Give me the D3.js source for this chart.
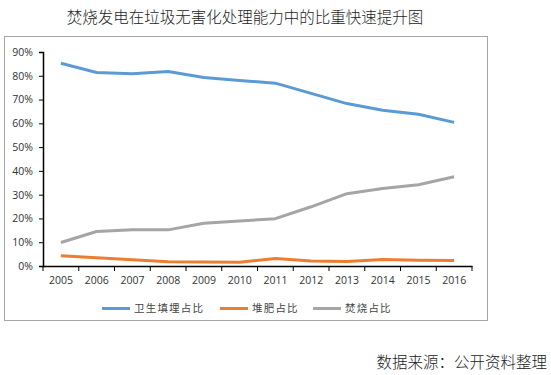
<!DOCTYPE html>
<html>
<head>
<meta charset="utf-8">
<script src="https://cdn.jsdelivr.net/npm/d3@7"></script>
<style>
  body { margin: 0; background: #fff; }
  svg { display: block; }
</style>
</head>
<body>
<script>
// data
var years = ["2005","2006","2007","2008","2009","2010","2011","2012","2013","2014","2015","2016"];
var landfill = [85.3, 81.4, 80.9, 81.8, 79.3, 78.0, 76.9, 72.6, 68.3, 65.5, 63.8, 60.4];
var compost = [4.3, 3.5, 2.6, 1.8, 1.7, 1.6, 3.2, 2.1, 1.9, 2.7, 2.4, 2.3];
var burning = [9.9, 14.5, 15.2, 15.2, 18.0, 18.9, 19.9, 24.9, 30.4, 32.6, 34.2, 37.5];
var yTicks = [0, 10, 20, 30, 40, 50, 60, 70, 80, 90];
var seriesNames = ["卫生填埋占比", "堆肥占比", "焚烧占比"];
var colors = ["#5B9BD5", "#ED7D31", "#A5A5A5"];

var W = 551, H = 375;
var margin = {top: 52, right: 79, bottom: 109, left: 43};
var width = W - margin.left - margin.right,
    height = H - margin.top - margin.bottom;

var svg = d3.select("body").append("svg")
    .attr("width", W)
    .attr("height", H);

// title
svg.append("text")
    .attr("x", 245).attr("y", 23)
    .attr("text-anchor", "middle")
    .style("font-family", "'Noto Sans CJK SC', sans-serif")
    .style("font-size", "15.5px")
    .style("font-weight", 300)
    .style("fill", "#222")
    .text("焚烧发电在垃圾无害化处理能力中的比重快速提升图");

// chart frame
svg.append("rect")
    .attr("x", 4.5).attr("y", 36.5)
    .attr("width", 483).attr("height", 284)
    .attr("fill", "none")
    .attr("stroke", "#a6a6a6");

var g = svg.append("g")
    .attr("transform", "translate(" + margin.left + "," + margin.top + ")");

var x = d3.scaleBand().domain(years).range([0, width]);
var y = d3.scaleLinear().domain([0, 90]).range([height, 0]);

// axes
var xAxis = g.append("g")
    .attr("transform", "translate(0," + height + ")")
    .call(d3.axisBottom(x).tickSize(0).tickPadding(11));
xAxis.selectAll("text")
    .style("font-family", "'Open Sans', sans-serif")
    .style("font-size", "10.5px")
    .style("fill", "#333");
// ticks on the band borders
xAxis.selectAll(".border")
    .data(d3.range(years.length + 1))
    .enter().append("line")
    .attr("x1", function(i) { return i * x.step(); })
    .attr("x2", function(i) { return i * x.step(); })
    .attr("y1", 0).attr("y2", 5)
    .attr("stroke", "#000");
xAxis.select(".domain").attr("stroke", "#000").attr("stroke-width", 1.5);

var yAxis = g.append("g")
    .call(d3.axisLeft(y).tickValues(yTicks).tickSize(4).tickPadding(6)
        .tickFormat(function(d) { return d + "%"; }));
yAxis.selectAll("text")
    .style("font-family", "'Open Sans', sans-serif")
    .style("font-size", "10.5px")
    .style("fill", "#333");
yAxis.select(".domain").attr("stroke", "#000").attr("stroke-width", 1.5);
yAxis.selectAll(".tick line").attr("stroke", "#000");

// lines
var line = d3.line()
    .x(function(d, i) { return x(years[i]) + x.bandwidth() / 2; })
    .y(function(d) { return y(d); });

[landfill, compost, burning].forEach(function(s, k) {
  g.append("path")
    .datum(s)
    .attr("d", line)
    .attr("fill", "none")
    .attr("stroke", colors[k])
    .attr("stroke-width", 3)
    .attr("stroke-linejoin", "round");
});

// legend
var legendX = [102, 220, 313];
var lg = svg.selectAll(".legend")
    .data(seriesNames)
    .enter().append("g")
    .attr("transform", function(d, i) { return "translate(" + legendX[i] + ",308.5)"; });
lg.append("line")
    .attr("x1", 0).attr("x2", 28)
    .attr("stroke", function(d, i) { return colors[i]; })
    .attr("stroke-width", 3);
lg.append("text")
    .attr("x", 32).attr("dy", "0.35em")
    .style("font-family", "'Noto Sans CJK SC', sans-serif")
    .style("font-size", "10.5px")
    .style("letter-spacing", "1.2px")
    .style("fill", "#444")
    .text(function(d) { return d; });

// source
svg.append("text")
    .attr("x", 547).attr("y", 368)
    .attr("text-anchor", "end")
    .style("font-family", "'Noto Sans CJK SC', sans-serif")
    .style("font-size", "15.5px")
    .style("font-weight", 300)
    .style("fill", "#222")
    .text("数据来源：公开资料整理");
</script>
</body>
</html>
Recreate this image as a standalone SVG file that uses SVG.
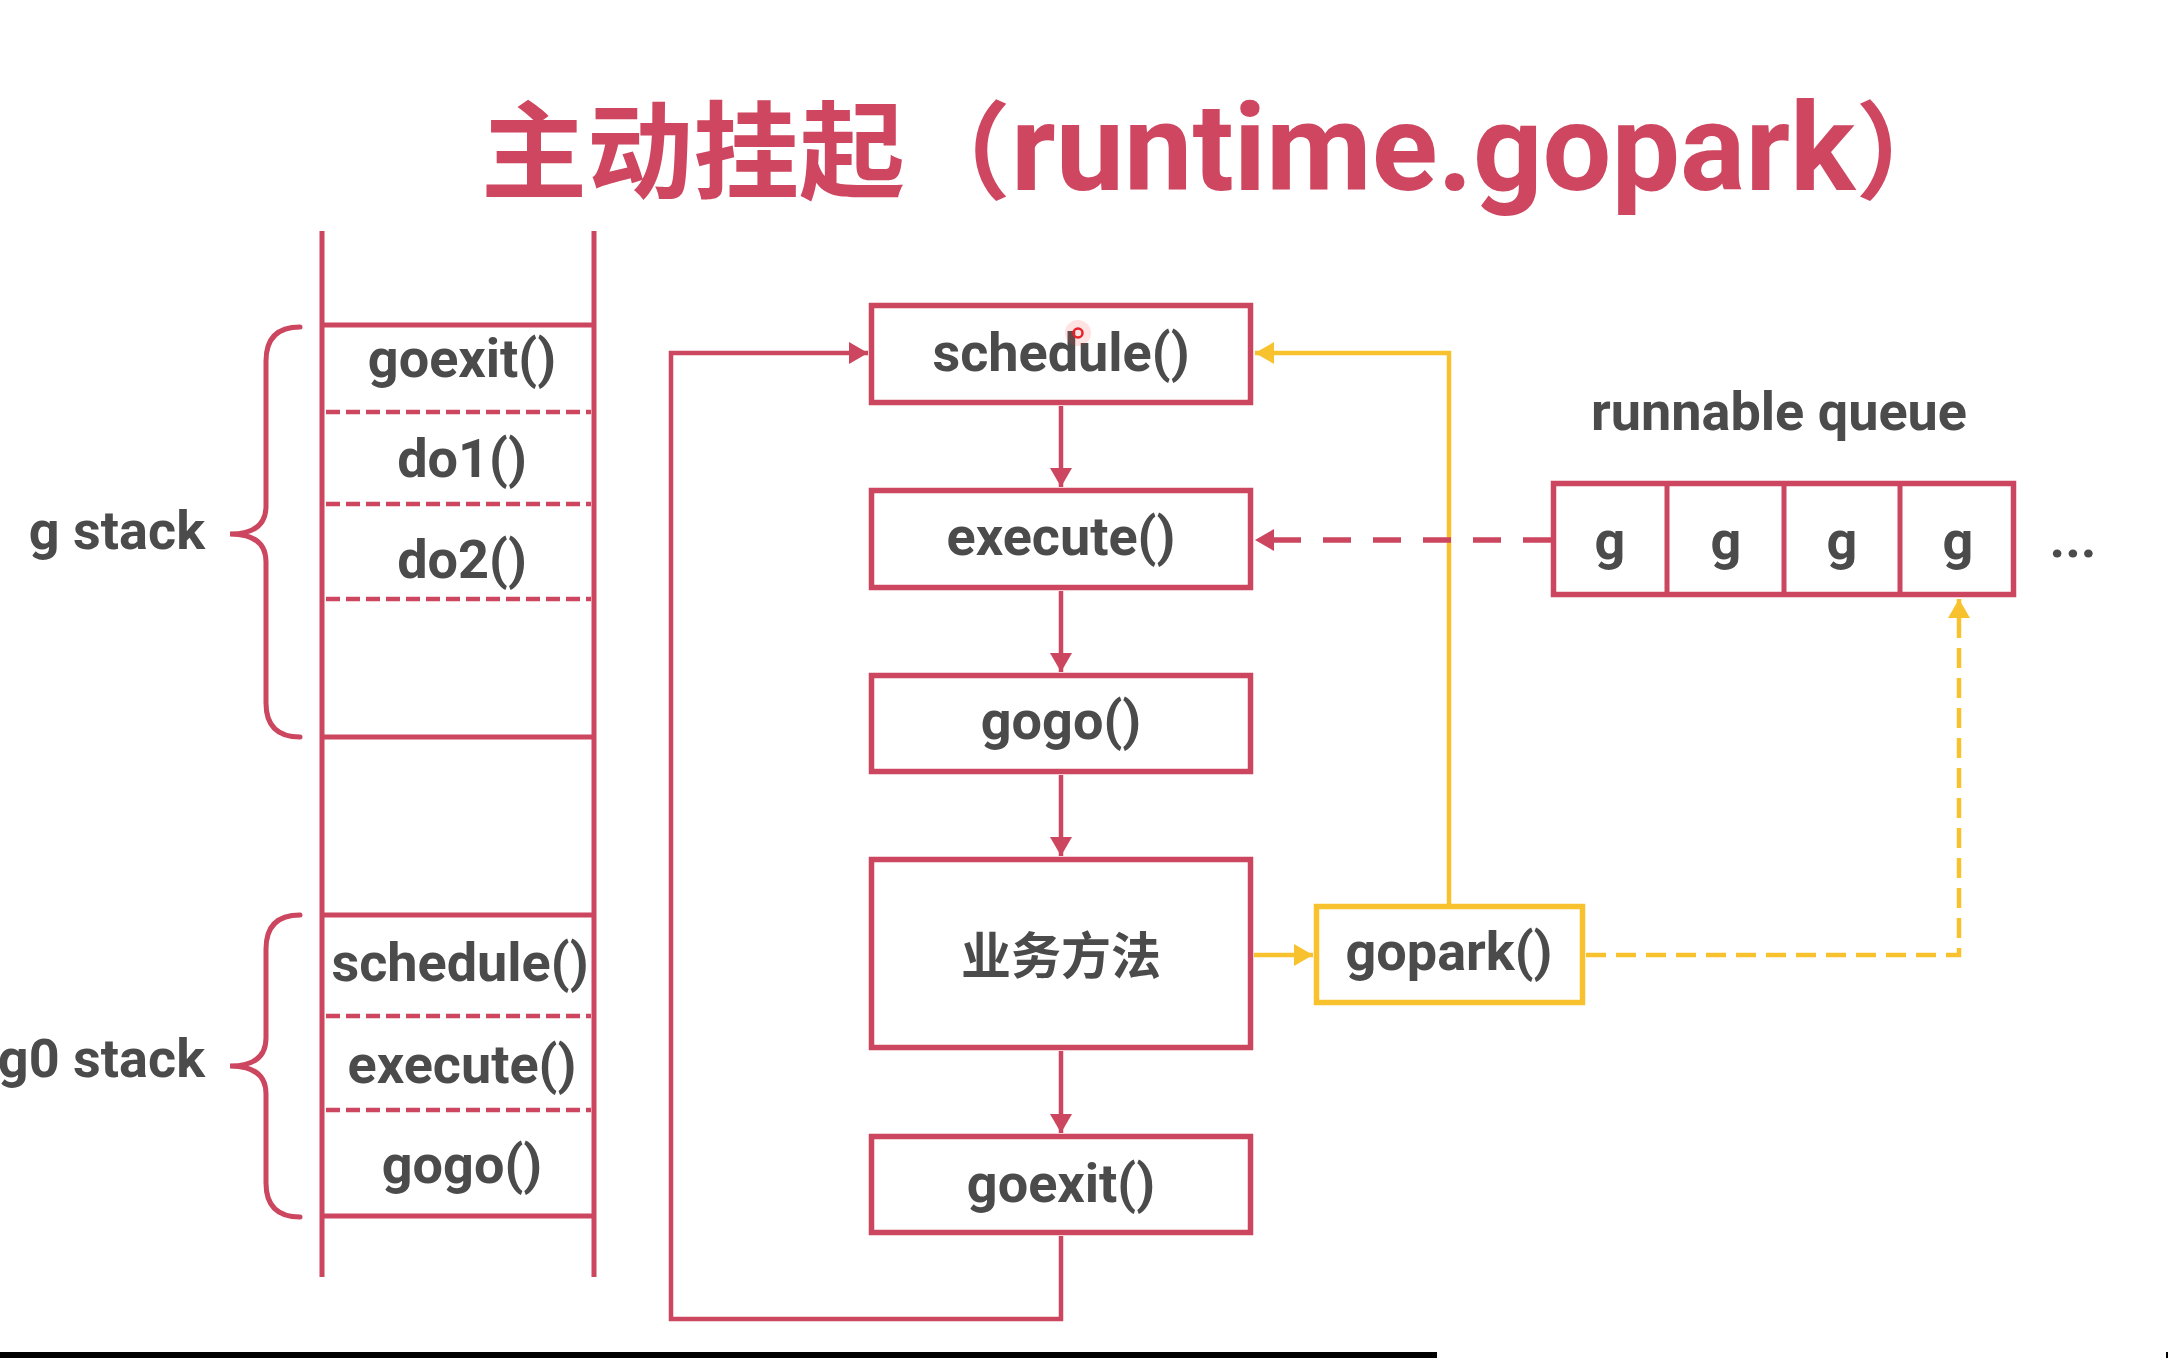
<svg xmlns="http://www.w3.org/2000/svg" width="2168" height="1358" viewBox="0 0 2168 1358">
<style>
.lbl{font-family:Roboto,'Noto Sans CJK SC',sans-serif;font-weight:700;font-size:54px;fill:#4B4B4B;text-anchor:middle}
.cjk{font-family:'Noto Sans CJK SC',sans-serif;font-weight:700;font-size:50px;fill:#4B4B4B;text-anchor:middle}
.side{font-family:Roboto,'Noto Sans CJK SC',sans-serif;font-weight:700;font-size:54px;fill:#4B4B4B;text-anchor:end}
.title{font-family:'Noto Sans CJK SC',sans-serif;font-weight:700;font-size:106px;fill:#CF4660}
.tl{font-family:Roboto,'Noto Sans CJK SC',sans-serif;font-size:122px}
.box{fill:#fff;stroke:#CB465E;stroke-width:5.5}
.ybox{fill:#fff;stroke:#F8C22E;stroke-width:5.5}
.stk{stroke:#CB465E;stroke-width:5;fill:none}
.dsh{stroke:#CB465E;stroke-width:4.5;stroke-dasharray:14 6;fill:none}
.brace{stroke:#CB465E;stroke-width:5;fill:none;stroke-linecap:round}
.rarr{stroke:#CB465E;stroke-width:4.5;fill:none;marker-end:url(#ra)}
.rdash{stroke:#CB465E;stroke-width:5.5;fill:none;stroke-dasharray:28 22;marker-end:url(#ra)}
.yarr{stroke:#F8C22E;stroke-width:4.5;fill:none;marker-end:url(#ya)}
.ydash{stroke:#F8C22E;stroke-width:4.5;fill:none;stroke-dasharray:20 10;marker-end:url(#ya)}
</style>
<defs>
<marker id="ra" markerUnits="userSpaceOnUse" markerWidth="20" markerHeight="22" refX="19" refY="11" orient="auto" viewBox="0 0 20 22">
<path d="M0,0 L19,11 L0,22 Z" fill="#CB465E"/>
</marker>
<marker id="ya" markerUnits="userSpaceOnUse" markerWidth="20" markerHeight="22" refX="19" refY="11" orient="auto" viewBox="0 0 20 22">
<path d="M0,0 L19,11 L0,22 Z" fill="#F8C22E"/>
</marker>
</defs>
<rect x="0" y="0" width="2168" height="1358" fill="#fff"/>

<g id="title">
<text class="title" x="481" y="190">主动挂起（<tspan class="tl">runtime.gopark</tspan>）</text>
</g>

<g id="stack">
<line class="stk" x1="322" y1="231" x2="322" y2="1277"/>
<line class="stk" x1="594" y1="231" x2="594" y2="1277"/>
<line class="stk" x1="322" y1="325" x2="594" y2="325" stroke-width="5.5"/>
<line class="stk" x1="322" y1="737" x2="594" y2="737" stroke-width="5.5"/>
<line class="stk" x1="322" y1="915" x2="594" y2="915" stroke-width="5.5"/>
<line class="stk" x1="322" y1="1216" x2="594" y2="1216" stroke-width="5.5"/>
<line class="dsh" x1="326" y1="412" x2="591" y2="412"/>
<line class="dsh" x1="326" y1="504" x2="591" y2="504"/>
<line class="dsh" x1="326" y1="599" x2="591" y2="599"/>
<line class="dsh" x1="326" y1="1016" x2="591" y2="1016"/>
<line class="dsh" x1="326" y1="1110" x2="591" y2="1110"/>
<text class="lbl" x="462" y="377">goexit()</text>
<text class="lbl" x="462" y="477">do1()</text>
<text class="lbl" x="462" y="578">do2()</text>
<text class="lbl" x="460" y="981">schedule()</text>
<text class="lbl" x="462" y="1083">execute()</text>
<text class="lbl" x="462" y="1183">gogo()</text>
</g>

<g id="g-stack">
<path class="brace" d="M300,327 Q266,327 266,361 L266,506 Q266,534 230,534 Q266,534 266,562 L266,703 Q266,737 300,737"/>
<text class="side" x="205" y="549">g stack</text>
</g>

<g id="g0-stack">
<path class="brace" d="M300,915 Q266,915 266,949 L266,1038 Q266,1066 230,1066 Q266,1066 266,1094 L266,1183 Q266,1217 300,1217"/>
<text class="side" x="205" y="1077">g0 stack</text>
</g>

<g id="connectors">
<line class="rarr" x1="1061" y1="406" x2="1061" y2="487"/>
<line class="rarr" x1="1061" y1="591" x2="1061" y2="672"/>
<line class="rarr" x1="1061" y1="775" x2="1061" y2="856"/>
<line class="rarr" x1="1061" y1="1051" x2="1061" y2="1133"/>
<path class="rarr" d="M1061,1236 V1319 H671 V353 H868"/>
<path class="yarr" d="M1449,904 V353 H1255"/>
<path class="yarr" d="M1254,955 H1313"/>
<path class="ydash" d="M1586,955 H1959 V599"/>
<path class="rdash" d="M1551,540 H1255"/>
</g>

<g id="schedule">
<rect class="box" x="871.5" y="305.5" width="379" height="97"/>
<text class="lbl" x="1061" y="371">schedule()</text>
</g>
<g id="execute">
<rect class="box" x="871.5" y="490.5" width="379" height="97"/>
<text class="lbl" x="1061" y="555">execute()</text>
</g>
<g id="gogo">
<rect class="box" x="871.5" y="675.5" width="379" height="96"/>
<text class="lbl" x="1061" y="739">gogo()</text>
</g>
<g id="business">
<rect class="box" x="871.5" y="859.5" width="379" height="188"/>
<text class="cjk" x="1061" y="974">业务方法</text>
</g>
<g id="goexit">
<rect class="box" x="871.5" y="1136.5" width="379" height="96"/>
<text class="lbl" x="1061" y="1202">goexit()</text>
</g>
<g id="gopark">
<rect class="ybox" x="1316.5" y="906.5" width="266" height="96"/>
<text class="lbl" x="1449" y="970">gopark()</text>
</g>

<g id="runnable-queue">
<text class="lbl" x="1779" y="430" font-size="56">runnable queue</text>
<rect class="box" x="1553.5" y="483.5" width="460" height="111"/>
<line class="stk" x1="1667" y1="483.5" x2="1667" y2="594.5" stroke-width="5.5"/>
<line class="stk" x1="1784" y1="483.5" x2="1784" y2="594.5" stroke-width="5.5"/>
<line class="stk" x1="1900" y1="483.5" x2="1900" y2="594.5" stroke-width="5.5"/>
<text class="lbl" x="1610" y="559">g</text>
<text class="lbl" x="1726" y="559">g</text>
<text class="lbl" x="1842" y="559">g</text>
<text class="lbl" x="1958" y="559">g</text>
<text class="lbl" x="2073" y="557">...</text>
</g>

<g id="cursor">
<circle cx="1078" cy="333" r="13" fill="#FF3B3B" fill-opacity="0.15"/>
<circle cx="1078" cy="333" r="4.5" fill="none" stroke="#E8202A" stroke-width="2.5"/>
</g>

<rect x="0" y="1352" width="1437" height="6" fill="#000"/>
<rect x="2166" y="1352" width="2" height="6" fill="#000"/>
</svg>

Your objective: How many lines in the records above hold the word "this"? Give only the number.

Task answer: 2